Abstract

The objective of this paper is to develop a vision-based terminal guidance system for sensorless missiles. Specifically, monocular vision-based relative navigation and robust control methods are developed for a sensorless missile to intercept a ground target maneuvering with unknown time-varying velocity. A mobile wireless sensor and actor network is considered wherein a moving airborne monocular camera (e.g., attached to an aircraft) provides image measurements of the missile (actor) while another moving monocular camera (e.g., attached to a small UAV) tracks a ground target. The challenge is to express the unknown time-varying target position in the time-varying missile frame using image feedback from cameras moving with unknown trajectories.

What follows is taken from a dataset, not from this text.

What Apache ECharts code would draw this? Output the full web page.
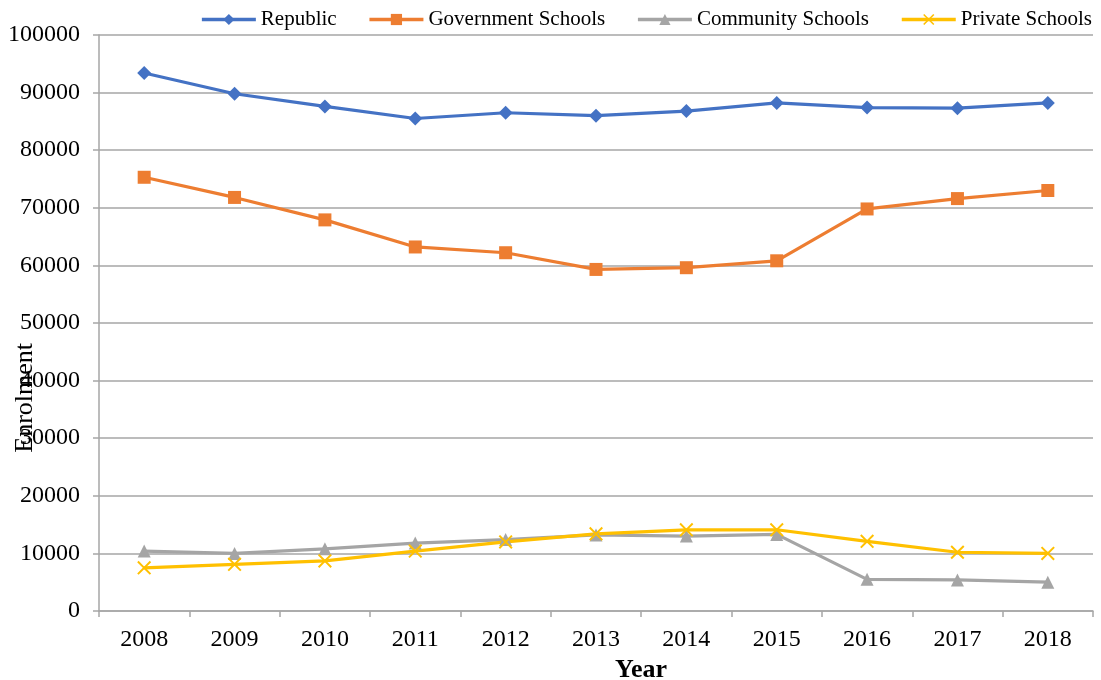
<!DOCTYPE html>
<html>
<head>
<meta charset="utf-8">
<script src="https://cdn.jsdelivr.net/npm/echarts@6/dist/echarts.min.js"></script>
<style>
  html, body { margin: 0; padding: 0; background: #ffffff; }
  #chart { width: 1101px; height: 680px; }
</style>
</head>
<body>
<div id="chart"></div>
<script>
// Enrolment by school type, 2008-2018
const years = ['2008', '2009', '2010', '2011', '2012', '2013', '2014', '2015', '2016', '2017', '2018'];
const republic = [93400, 89800, 87600, 85500, 86500, 86000, 86800, 88200, 87400, 87300, 88200];
const government = [75300, 71800, 67900, 63200, 62200, 59300, 59600, 60800, 69800, 71600, 73000];
const community = [10400, 10000, 10800, 11800, 12400, 13200, 13000, 13300, 5500, 5400, 5000];
const privateSchools = [7500, 8100, 8700, 10400, 12000, 13400, 14100, 14100, 12100, 10200, 10000];

const FONT = '"Liberation Serif", "Times New Roman", serif';
const AXIS_GREY = '#a6a6a6';
const CROSS = 'path://M0,1L1,0L5,4L9,0L10,1L6,5L10,9L9,10L5,6L1,10L0,9L4,5Z';

function lineSeries(name, data, color, symbol, size) {
  return {
    name: name,
    type: 'line',
    data: data,
    symbol: symbol,
    symbolSize: size,
    showAllSymbol: true,
    lineStyle: { color: color, width: 3.2 },
    itemStyle: { color: color },
    emphasis: { disabled: true }
  };
}

const chart = echarts.init(document.getElementById('chart'), null, { renderer: 'canvas' });
chart.setOption({
  animation: false,
  backgroundColor: '#ffffff',
  textStyle: { fontFamily: FONT, color: '#000000' },
  legend: {
    top: 4,
    right: 4,
    itemWidth: 54,
    itemHeight: 14,
    itemGap: 31,
    lineStyle: { width: 3.5 },
    textStyle: { fontFamily: FONT, fontSize: 21, color: '#000000' },
    data: ['Republic', 'Government Schools', 'Community Schools', 'Private Schools']
  },
  grid: { left: 99, right: 8, top: 35, bottom: 69, outerBoundsMode: 'none', containLabel: false },
  xAxis: {
    type: 'category',
    data: years,
    boundaryGap: true,
    name: 'Year',
    nameLocation: 'middle',
    nameGap: 35,
    nameTextStyle: { fontFamily: FONT, fontSize: 26, fontWeight: 'bold', color: '#000000', padding: [0, 0, 0, 90] },
    axisLine: { lineStyle: { color: AXIS_GREY, width: 1.5 } },
    axisTick: { show: true, length: 6, alignWithLabel: false, lineStyle: { color: AXIS_GREY, width: 1.5 } },
    axisLabel: { fontFamily: FONT, fontSize: 24, color: '#000000', margin: 17 }
  },
  yAxis: {
    type: 'value',
    min: 0,
    max: 100000,
    interval: 10000,
    axisLine: { show: true, lineStyle: { color: AXIS_GREY, width: 1.5 } },
    axisTick: { show: true, length: 6, lineStyle: { color: AXIS_GREY, width: 1.5 } },
    axisLabel: { fontFamily: FONT, fontSize: 24, color: '#000000', margin: 19, formatter: function (v) { return String(v); } },
    splitLine: { show: true, lineStyle: { color: AXIS_GREY, width: 1.5 } }
  },
  graphic: [{
    type: 'text',
    left: 12,
    top: 343,
    rotation: Math.PI / 2,
    style: { text: 'Enrolment', font: '26px ' + FONT, fill: '#000000' },
    silent: true
  }],
  series: [
    lineSeries('Republic', republic, '#4472C4', 'diamond', 14),
    lineSeries('Government Schools', government, '#ED7D31', 'rect', 13),
    lineSeries('Community Schools', community, '#A5A5A5', 'triangle', 13),
    lineSeries('Private Schools', privateSchools, '#FFC000', CROSS, 14)
  ]
});
</script>
</body>
</html>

In a novel relative navigation approach, assuming the knowledge of a single geometric length on the missile, the time-varying target position is obtained by fusing the daisy-chained image measurements of the missile and the target into a homography-based Euclidean reconstruction method. The three-dimensional interception problem is posed in pursuit guidance, proportional navigation, and the proposed hybrid guidance framework. Interestingly, it will be shown that by appropriately defining the error system a single control structure can be maintained across all the above guidance methods. The control problem is formulated in terms of target dynamics in a ‘virtual’ camera mounted on the missile, which enables design of an adaptive nonlinear visual servo controller that compensates for the unknown time-varying missile–target relative velocity. Stability and zero-miss distance analysis of the proposed controller is presented, and a high-fidelity numerical simulation verifies the performance of the guidance laws.